Com efeito, apesar do abrandamento da inflação em Portugal, os preços dos produtos alimentares continuam a evoluir no sentido oposto. Segundo o Instituto Nacional de Estatística (INE), em fevereiro, o Índice de Preços no Consumidor recuou para 8,2% (taxa inferior em 0,2 pontos percentuais à registada em janeiro), contudo, o índice referente aos produtos alimentares não transformados fixou-se nos 20, 1% (em janeiro, situava-se nos 18,5%). Na prática, estas estatísticas traduzem-se na perda de poder de compra das famílias das classes trabalhadoras e em cortes cada vez mais drásticos no consumo, sobretudo na alimentação, para tentar esticar os baixos salários.

Dados do INE relativos a 2022 apontam para a redução de 2,3% em volume, o equivalente a menos 573 milhões de euros (face a 2021), nas despesas em bens alimentares comprados pelas famílias residentes em Portugal - nem no tempo da troika esta quebra foi tão significativa. Enquanto isso, “o valor da fatura dos lares com comida subiu a um ritmo recorde”, avança o Diário de Notícias.  De acordo com a ASAE, o cabaz de bens alimentares essenciais passou de 74,9 euros (em janeiro de 2022) para 96,44 euros (em fevereiro de 2023).

Neste momento tão difícil para o setor da distribuição alimentar, em geral, e para o grupo Sonae, em particular, que, nas palavras da herdeira de Belmiro de Azevedo, sofrem danos “gravosos” à sua reputação, devemos ser solidários e empáticos com as classes possidentes. Afinal de contas, num ato de generosidade e abnegação, até “baixámos as nossas margens para acomodar o aumento dos custos, que também nós sofremos”, afirma Cláudia Azevedo. O sacrifício dos acionistas da Sonae merece a nossa compaixão.
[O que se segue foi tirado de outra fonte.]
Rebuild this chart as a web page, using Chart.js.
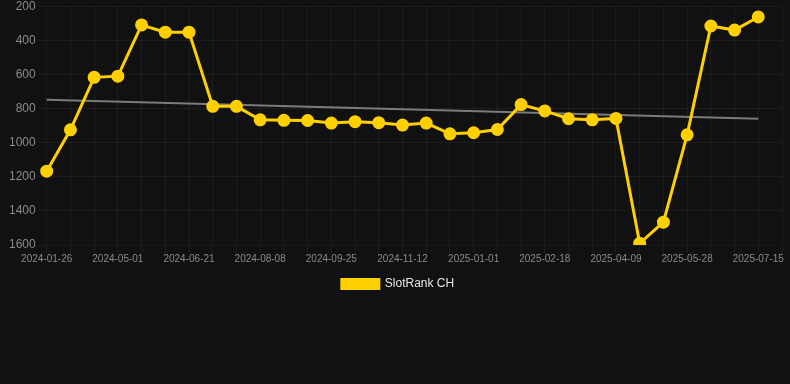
<!DOCTYPE html>
<html>
<head>
<meta charset="utf-8">
<script src="https://cdn.jsdelivr.net/npm/chart.js@4.4.1/dist/chart.umd.min.js"></script>
<style>
  html, body { margin: 0; padding: 0; background: #111111; overflow: hidden; }
  #wrap { position: relative; top: -4px; width: 790px; height: 310px; }
</style>
</head>
<body>
<div id="wrap"><canvas id="myChart"></canvas></div>
<script>
// dates of each sample (last one is an empty slot at the right edge)
const dates = [
  '2024-01-26', '2024-02-27', '2024-03-30', '2024-05-01', '2024-05-18', '2024-06-04',
  '2024-06-21', '2024-07-07', '2024-07-23', '2024-08-08', '2024-08-24', '2024-09-09',
  '2024-09-25', '2024-10-11', '2024-10-27', '2024-11-12', '2024-11-29', '2024-12-15',
  '2025-01-01', '2025-01-17', '2025-02-02', '2025-02-18', '2025-03-07', '2025-03-23',
  '2025-04-09', '2025-04-25', '2025-05-11', '2025-05-28', '2025-06-13', '2025-06-29',
  '2025-07-15', ''
];
const rank = [
  1167, 925, 617, 610, 310, 352, 352, 787, 787, 866, 869, 870,
  885, 877, 883, 897, 885, 948, 942, 923, 777, 814, 860, 866,
  858, 1590, 1466, 954, 316, 340, 263
];
const trendStart = 749;
const trendEnd = 860;

const trend = rank.map((v, i) => (i === 0 ? trendStart : (i === rank.length - 1 ? trendEnd : null)));

const ctx = document.getElementById('myChart');
const PLOT = new Chart(ctx, {
    type: 'line',
    data: {
        labels: dates,
        datasets: [{
            label: 'SlotRank CH',
            data: rank,
            borderColor: '#ffd000',
            backgroundColor: '#ffd000',
            borderWidth: 3,
            pointRadius: 5,
            pointHoverRadius: 5,
            tension: 0
        }, {
            label: 'trend',
            data: trend,
            spanGaps: true,
            borderColor: 'rgba(150,150,150,0.8)',
            borderWidth: 2,
            pointRadius: 0
        }]
    },
    options: {
        responsive: true,
        maintainAspectRatio: false,
        animation: false,
        layout: { padding: { left: 6, right: 0, top: 0, bottom: 6 } },
        plugins: {
            legend: {
                position: 'bottom',
                labels: {
                    color: '#e6e6e6',
                    font: { family: 'Liberation Sans, Arial', size: 12 },
                    boxWidth: 37,
                    boxHeight: 9,
                    padding: 13,
                    filter: (item) => item.text !== 'trend'
                }
            },
            tooltip: { enabled: false }
        },
        scales: {
            x: {
                grid: { color: 'rgba(255,255,255,0.05)' },
                ticks: {
                    color: '#8a8a8a',
                    padding: 0,
                    font: { family: 'Liberation Sans, Arial', size: 10 },
                    autoSkip: false,
                    maxRotation: 0,
                    callback: function (val, idx) {
                        return idx % 3 === 0 ? this.getLabelForValue(val) : '';
                    }
                }
            },
            y: {
                reverse: true,
                min: 200,
                max: 1600,
                grid: { color: 'rgba(255,255,255,0.05)' },
                ticks: {
                    stepSize: 200,
                    color: '#8a8a8a',
                    font: { family: 'Liberation Sans, Arial', size: 12 },
                    callback: (v) => String(v)
                }
            }
        }
    }
});
</script>
</body>
</html>
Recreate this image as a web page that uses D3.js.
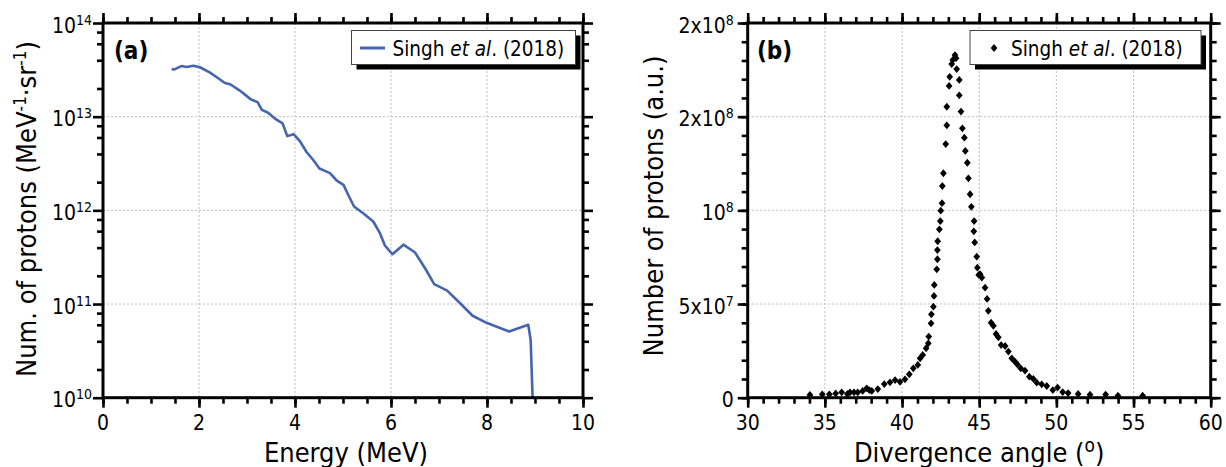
<!DOCTYPE html>
<html>
<head>
<meta charset="utf-8">
<script src="https://cdn.jsdelivr.net/npm/d3@7"></script>
<style>
  body { margin: 0; background: #fff; }
  svg text { font-family: "DejaVu Sans Condensed", "DejaVu Sans", sans-serif; font-stretch: condensed; fill: #000; }
</style>
</head>
<body>
<svg id="chart" width="1226" height="467"></svg>
<script>
// ---- (a) proton energy spectrum ----
const energyMeV = [1.43, 1.48, 1.64, 1.74, 1.88, 2.02, 2.23, 2.40, 2.54, 2.65, 2.85, 3.08, 3.22, 3.31, 3.44,
  3.60, 3.74, 3.84, 3.97, 4.10, 4.24, 4.38, 4.51, 4.73, 4.87, 5.01, 5.11, 5.23, 5.42, 5.63, 5.77, 5.875,
  6.03, 6.26, 6.50, 6.71, 6.90, 7.17, 7.44, 7.70, 7.99, 8.46, 8.86, 8.91, 8.95];
const spectrum = [3.23e13, 3.18e13, 3.48e13, 3.39e13, 3.50e13, 3.37e13, 2.95e13, 2.57e13, 2.29e13, 2.22e13,
  1.90e13, 1.53e13, 1.43e13, 1.18e13, 1.10e13, 9.4e12, 8.5e12, 6.2e12, 6.5e12, 5.5e12, 4.2e12, 3.45e12,
  2.8e12, 2.5e12, 2.08e12, 1.87e12, 1.46e12, 1.10e12, 9.3e11, 7.6e11, 5.7e11, 4.2e11, 3.4e11, 4.3e11,
  3.55e11, 2.41e11, 1.63e11, 1.39e11, 1.02e11, 7.5e10, 6.3e10, 5.1e10, 6.0e10, 4.1e10, 1.0e10];
const energyTicks = [0, 2, 4, 6, 8, 10];
const energyMinorTicks = d3.range(0, 10.01, 0.5);
const spectrumTicks = [1e10, 1e11, 1e12, 1e13, 1e14];
const spectrumTickExp = ["10", "11", "12", "13", "14"];
const spectrumMinorTicks = [10, 11, 12, 13].flatMap(e => [2, 4, 6, 8].map(m => m * Math.pow(10, e)));

// ---- (b) angular distribution ----
const angleDeg = [34.03, 34.83, 35.29, 35.70, 36.09, 36.46, 36.63, 36.89, 37.13, 37.45, 37.71, 37.88, 38.04,
  38.43, 38.85, 39.22, 39.55, 39.87, 40.19, 40.47, 40.73, 41.02, 41.17, 41.34, 41.56, 41.70, 41.73, 41.88,
  41.90, 42.03, 42.07, 42.09, 42.25, 42.29, 42.29, 42.31, 42.42, 42.48, 42.51, 42.59, 42.61, 42.68, 42.83,
  42.90, 42.90, 43.05, 43.09, 43.22, 43.29, 43.43, 43.50, 43.54, 43.71, 43.71, 43.82, 43.91, 44.04, 44.10,
  44.23, 44.30, 44.41, 44.49, 44.65, 44.67, 44.71, 44.84, 44.88, 44.97, 45.06, 45.17, 45.38, 45.51, 45.59,
  45.77, 45.92, 46.09, 46.24, 46.42, 46.68, 46.89, 47.11, 47.32, 47.47, 47.69, 47.97, 48.25, 48.51, 48.73,
  49.05, 49.38, 49.77, 50.08, 50.41, 50.76, 51.41, 52.18, 53.19, 53.99, 55.59];
// proton counts in millions
const protonCountM = [1.44, 1.8, 1.8, 2.3, 2.9, 2.0, 2.9, 2.9, 2.9, 3.6, 5.0, 4.1, 3.6, 4.6, 7.3, 8.2, 9.4,
  8.5, 9.8, 12.5, 15.7, 17.5, 21, 22.8, 26.4, 29, 32.6, 39.7, 44.5, 48.6, 54.3, 60.2, 68.5, 73.9, 78.8,
  83.5, 89.9, 94.3, 99.8, 103.8, 113, 119.8, 135.4, 145.4, 155.3, 166.4, 171.3, 178.1, 180.3, 182.9, 181.2,
  175.4, 169.6, 161.4, 152.7, 143.8, 138.8, 131.7, 125.4, 117.1, 108.6, 101.9, 88.8, 94.3, 82.9, 75.3,
  69.4, 65.5, 65.9, 64.1, 58.7, 52.7, 46.4, 40.0, 38.4, 34.0, 32.2, 28.1, 27.6, 24.6, 21.0, 19.2, 17.8,
  15.7, 14.4, 11.2, 10.0, 8.0, 7.15, 6.24, 4.1, 5.4, 3.0, 2.5, 2.0, 1.6, 1.7, 1.07, 1.07];
const angleTicks = [30, 35, 40, 45, 50, 55, 60];
const angleMinorTicks = d3.range(30, 60.01, 1);
const countTicks = [0, 5e7, 1e8, 1.5e8, 2e8];
const countTickLabels = ["0", "5x10^7", "10^8", "2x10^8", "2x10^8"];
const countMinorTicks = d3.range(0, 2.001e8, 1e7);

const legendLabel = ["Singh ", "et al", ". (2018)"];

const svg = d3.select("#chart");
const lineBlue = "#4665b1";

const boxA = { left: 103, right: 583, top: 23, bottom: 397.7 };
const boxB = { left: 747.7, right: 1210.7, top: 23, bottom: 397.7 };

const xA = d3.scaleLinear().domain([0, 10]).range([boxA.left, boxA.right]);
const yA = d3.scaleLog().domain([1e10, 1e14]).range([boxA.bottom, boxA.top]);
const xB = d3.scaleLinear().domain([30, 60]).range([boxB.left, boxB.right]);
const yB = d3.scaleLinear().domain([0, 2e8]).range([boxB.bottom, boxB.top]);

function drawGrid(box, x, y, xGrid, yGrid) {
  const g = svg.append("g").attr("stroke", "#bdbdbd").attr("stroke-width", 1).attr("stroke-dasharray", "2,2");
  g.selectAll(null).data(xGrid).join("line")
    .attr("x1", d => x(d)).attr("x2", d => x(d)).attr("y1", box.top).attr("y2", box.bottom);
  g.selectAll(null).data(yGrid).join("line")
    .attr("y1", d => y(d)).attr("y2", d => y(d)).attr("x1", box.left).attr("x2", box.right);
}

function drawTicks(box, x, y, xMajor, xMinor, yMajor, yMinor) {
  const specs = [
    [d3.axisBottom, x, `translate(0,${box.bottom})`],
    [d3.axisTop, x, `translate(0,${box.top})`],
    [d3.axisLeft, y, `translate(${box.left},0)`],
    [d3.axisRight, y, `translate(${box.right},0)`]
  ];
  specs.forEach(([axis, scale, tr], i) => {
    const major = i < 2 ? xMajor : yMajor;
    const minor = i < 2 ? xMinor : yMinor;
    [[minor, 6], [major, 10]].forEach(([vals, len]) => {
      const g = svg.append("g").attr("transform", tr)
        .call(axis(scale).tickValues(vals).tickSize(len).tickSizeOuter(0).tickFormat(""));
      g.select(".domain").remove();
      g.selectAll(".tick line").attr("stroke", "#000").attr("stroke-width", 2.6);
    });
  });
  svg.append("rect")
    .attr("x", box.left).attr("y", box.top)
    .attr("width", box.right - box.left).attr("height", box.bottom - box.top)
    .attr("fill", "none").attr("stroke", "#000").attr("stroke-width", 3);
}

function powerLabel(sel, mant, exp) {
  sel.append("tspan").text(mant);
  if (exp) sel.append("tspan").attr("dy", -8).attr("font-size", 14).text(exp);
}

function drawLegend(x0, y0, w, h, drawKey) {
  const g = svg.append("g");
  g.append("rect").attr("x", x0 + 5).attr("y", y0 + 5).attr("width", w).attr("height", h).attr("fill", "#000");
  g.append("rect").attr("x", x0).attr("y", y0).attr("width", w).attr("height", h)
    .attr("fill", "#fff").attr("stroke", "#444").attr("stroke-width", 1);
  drawKey(g);
  const t = g.append("text").attr("x", x0 + 41).attr("y", y0 + 25.5).attr("font-size", 20.5);
  t.append("tspan").text(legendLabel[0]);
  t.append("tspan").attr("font-style", "italic").text(legendLabel[1]);
  t.append("tspan").text(legendLabel[2]);
}

const diamond = {
  draw(ctx, size) {
    const r = Math.sqrt(size) / 2;
    ctx.moveTo(0, -r * 1.1); ctx.lineTo(r * 0.95, 0); ctx.lineTo(0, r * 1.1); ctx.lineTo(-r * 0.95, 0); ctx.closePath();
  }
};

// ===== panel (a) =====
drawGrid(boxA, xA, yA, [2, 4, 6, 8], [1e11, 1e12, 1e13]);

svg.append("defs").append("clipPath").attr("id", "clipA").append("rect")
  .attr("x", boxA.left).attr("y", boxA.top).attr("width", boxA.right - boxA.left).attr("height", boxA.bottom - boxA.top);

svg.append("path")
  .datum(energyMeV.map((e, i) => [e, spectrum[i]]))
  .attr("clip-path", "url(#clipA)")
  .attr("fill", "none").attr("stroke", lineBlue).attr("stroke-width", 2.6).attr("stroke-linejoin", "round")
  .attr("d", d3.line().x(d => xA(d[0])).y(d => yA(d[1])));

drawTicks(boxA, xA, yA, energyTicks, energyMinorTicks, spectrumTicks, spectrumMinorTicks);

svg.append("g").selectAll("text").data(energyTicks).join("text")
  .attr("x", d => xA(d)).attr("y", 430).attr("text-anchor", "middle").attr("font-size", 21).text(d => d);

svg.append("g").selectAll("text").data(spectrumTicks).join("text")
  .attr("x", boxA.left - 11).attr("y", d => yA(d) + 9.5).attr("text-anchor", "end").attr("font-size", 21)
  .each(function (d, i) { powerLabel(d3.select(this), "10", spectrumTickExp[i]); });

svg.append("text").attr("x", 114).attr("y", 59).attr("font-size", 24).attr("font-weight", "bold").text("(a)");

svg.append("text").attr("x", (boxA.left + boxA.right) / 2 + 3).attr("y", 462)
  .attr("text-anchor", "middle").attr("font-size", 27).text("Energy (MeV)");

{
  const t = svg.append("text").attr("transform", "translate(36,209) rotate(-90)")
    .attr("text-anchor", "middle").attr("font-size", 27);
  t.append("tspan").text("Num. of protons (MeV");
  t.append("tspan").attr("dy", -10).attr("font-size", 17).text("-1");
  t.append("tspan").attr("dy", 10).text("·sr");
  t.append("tspan").attr("dy", -10).attr("font-size", 17).text("-1");
  t.append("tspan").attr("dy", 10).text(")");
}

drawLegend(351.5, 30.5, 224, 34, g => {
  g.append("line").attr("x1", 360).attr("x2", 385).attr("y1", 48).attr("y2", 48)
    .attr("stroke", lineBlue).attr("stroke-width", 3);
});

// ===== panel (b) =====
drawGrid(boxB, xB, yB, [35, 40, 45, 50, 55], [5e7, 1e8, 1.5e8]);

svg.append("g").selectAll("path")
  .data(angleDeg.map((a, i) => [a, protonCountM[i] * 1e6]))
  .join("path")
  .attr("transform", d => `translate(${xB(d[0])},${yB(d[1])})`)
  .attr("d", d3.symbol().type(diamond).size(50))
  .attr("fill", "#000");

drawTicks(boxB, xB, yB, angleTicks, angleMinorTicks, countTicks, countMinorTicks);

svg.append("g").selectAll("text").data(angleTicks).join("text")
  .attr("x", d => xB(d)).attr("y", 430).attr("text-anchor", "middle").attr("font-size", 21).text(d => d);

svg.append("g").selectAll("text").data(countTicks).join("text")
  .attr("x", boxB.left - 14).attr("y", d => yB(d) + 9.5).attr("text-anchor", "end").attr("font-size", 21)
  .each(function (d, i) {
    const parts = countTickLabels[i].split("^");
    powerLabel(d3.select(this), parts[0], parts[1]);
  });

svg.append("text").attr("x", 757).attr("y", 59).attr("font-size", 24).attr("font-weight", "bold").text("(b)");

{
  const t = svg.append("text").attr("x", (boxB.left + boxB.right) / 2).attr("y", 462)
    .attr("text-anchor", "middle").attr("font-size", 27);
  t.append("tspan").text("Divergence angle (");
  t.append("tspan").attr("dy", -10).attr("font-size", 19).text("o");
  t.append("tspan").attr("dy", 10).text(")");
}

svg.append("text").attr("transform", "translate(663,206) rotate(-90)")
  .attr("text-anchor", "middle").attr("font-size", 27).text("Number of protons (a.u.)");

drawLegend(970, 30.5, 231, 34, g => {
  g.append("path").attr("transform", "translate(994,48)")
    .attr("d", d3.symbol().type(diamond).size(50)).attr("fill", "#000");
});
</script>
</body>
</html>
Ironias à parte, a utilização do plural não é inocente, pelo contrário, tem por objetivo criar uma falsa ideia de união e igualdade na dificuldade, como se todos os trabalhadores da Sonae e do Continente estivessem exatamente nas mesmas circunstâncias, do conselho de administração às trabalhadoras das caixas de supermercado. Sabemos perfeitamente que isso não é verdade, o que torna o descaramento de Cláudia Azevedo ainda mais revoltante. Num tom absolutamente condescendente, refere o “orgulho” que tem na “equipa do Continente”, “nesta altura em que sua a reputação está a ser atacada”. A herdeira de Belmiro de Azevedo finaliza com a arrogância característica da sua classe: “fazemos o que está certo. Sempre o fizemos e sempre o faremos”. Certo para quem?